Herein lies a common problem with me. I don't like letting people help me. It goes back to how stubborn I can be at times, but I am always trying to do things on my own without anyone's help. It's only been recently that I've let other people I work with help me with inventory things at work.
It's not easy to do either. I don't like letting people help me and I never have, so letting people help me has felt strange, and almost wrong. I always feel like I'm inconveniencing someone by having them help, so I never ask. Invariably, this gets me into more trouble than it's worth, so I really need to start asking for help when I need it.

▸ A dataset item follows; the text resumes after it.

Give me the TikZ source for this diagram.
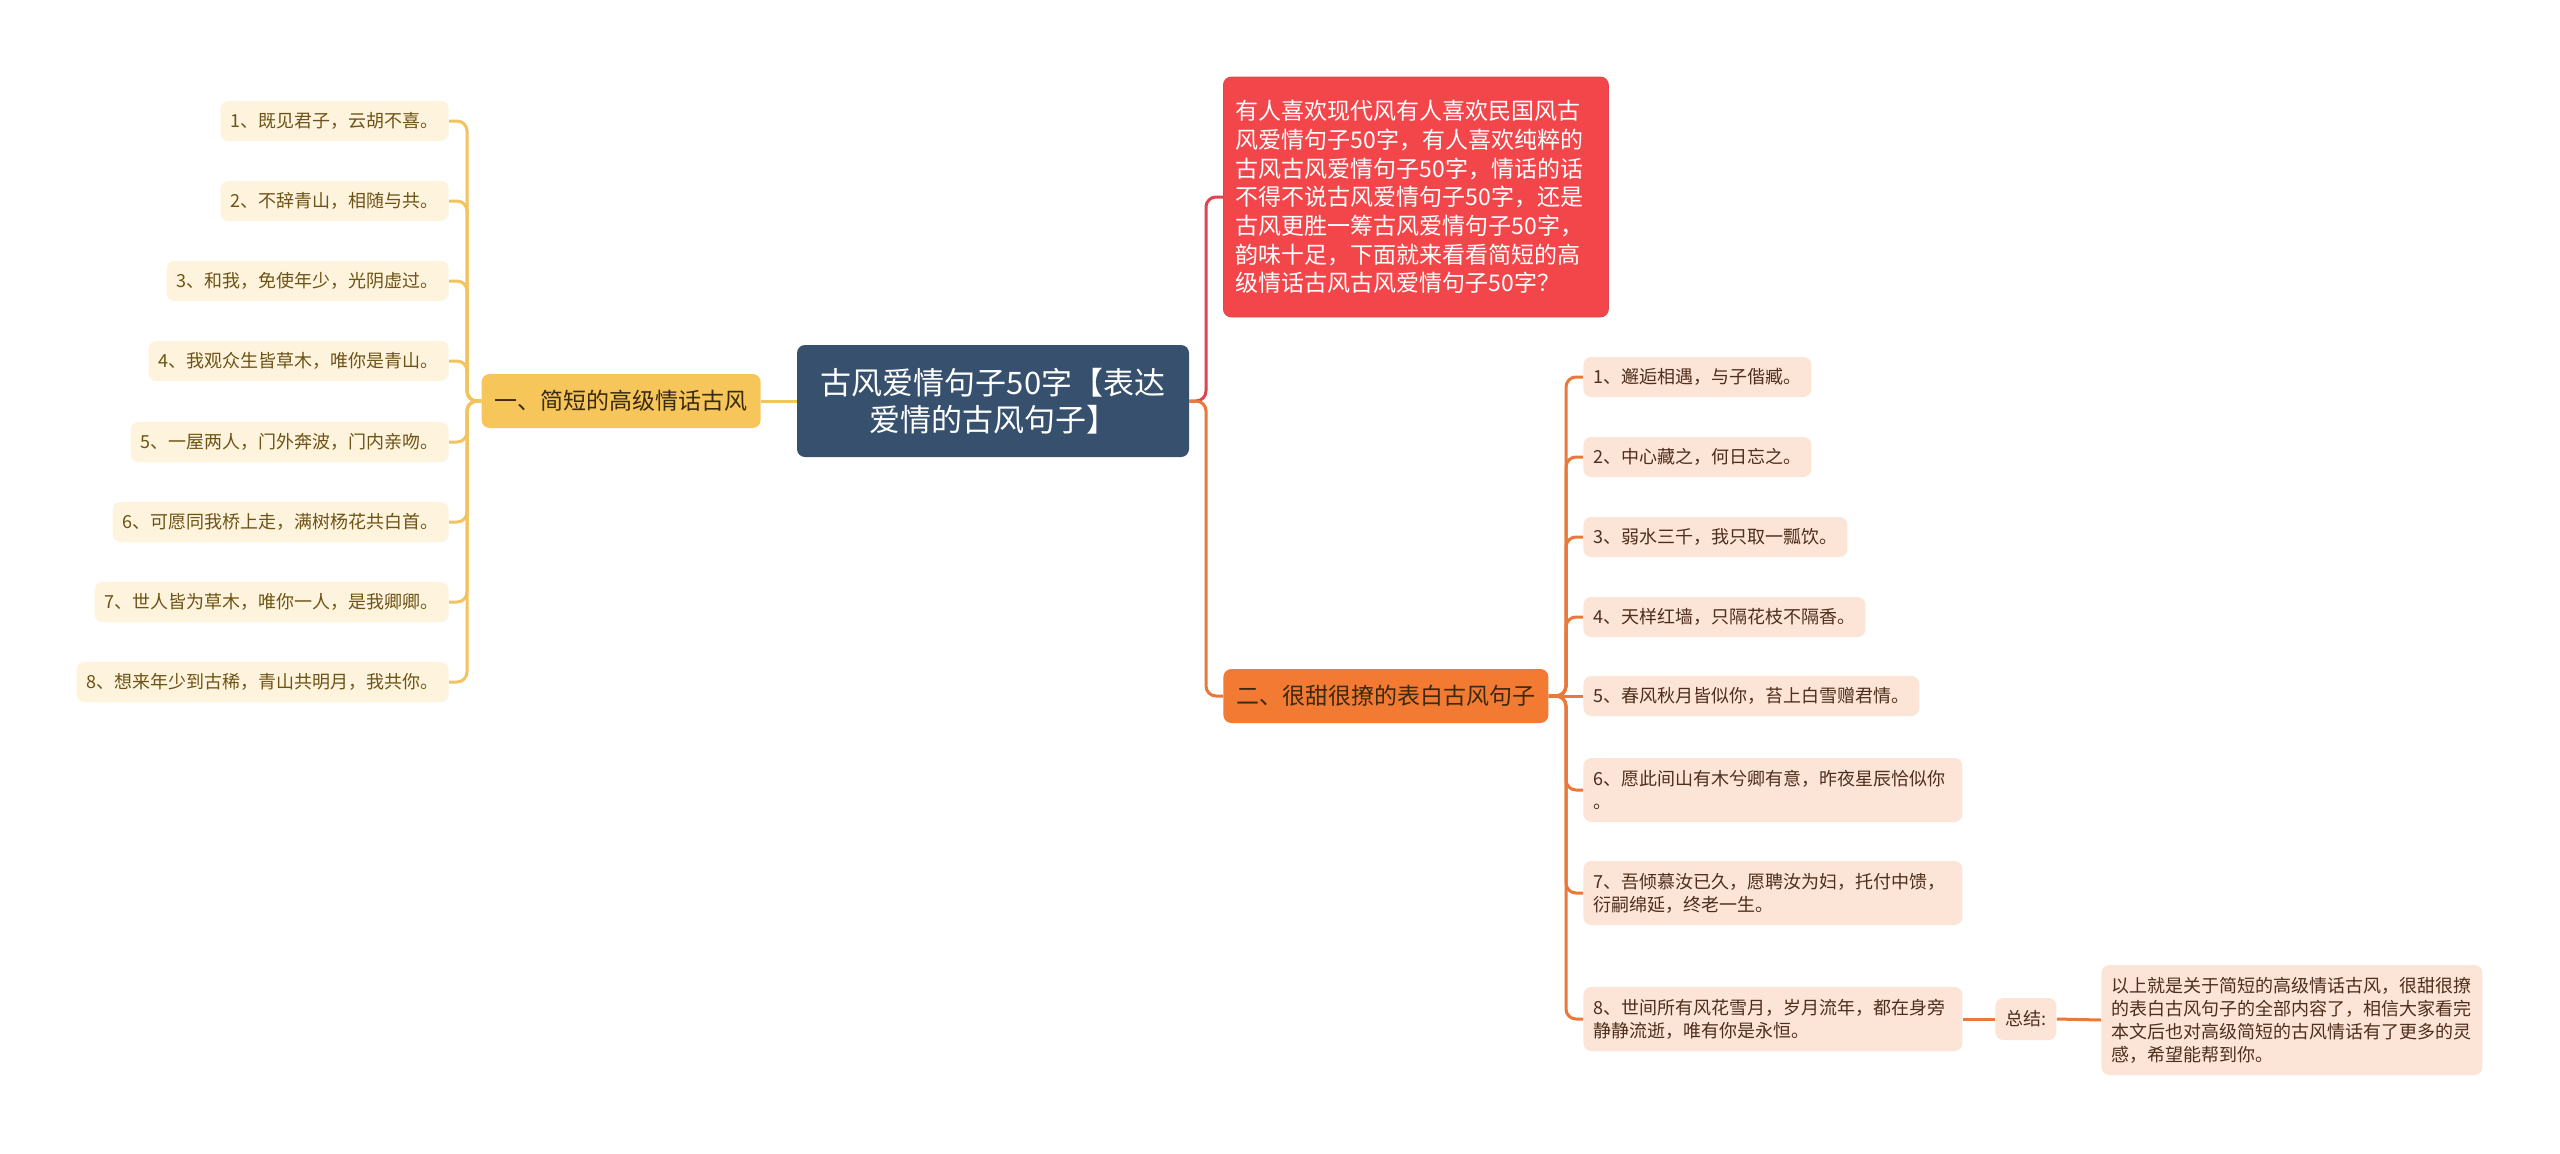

And I'm starting to do it a little bit. It's not much, but it's a start. I'm realizing that I can't do everything on my own, that I need help sometimes.
It's just another evolution of personality I suppose.
It's a pretty drab day outside. It's cool, it's rainy, and it just looks like a day to relax and not do much. I'm going to go look for a desk today, probably play some games, and see if I can scheme something that I can do for Molly. She had a bad day yesterday and I need to think of something that will make her smile. I love her smile.
It's strange though. The prettiest girls are the ones who seem to doubt it most. She is such a pretty girl. Even Nichole told me that she was very pretty. I want to see her smile more. It's just such a beautiful thing.
One more thing, the title at the top of the window that says "booyah?" It's something that Molly will get, but no one else will.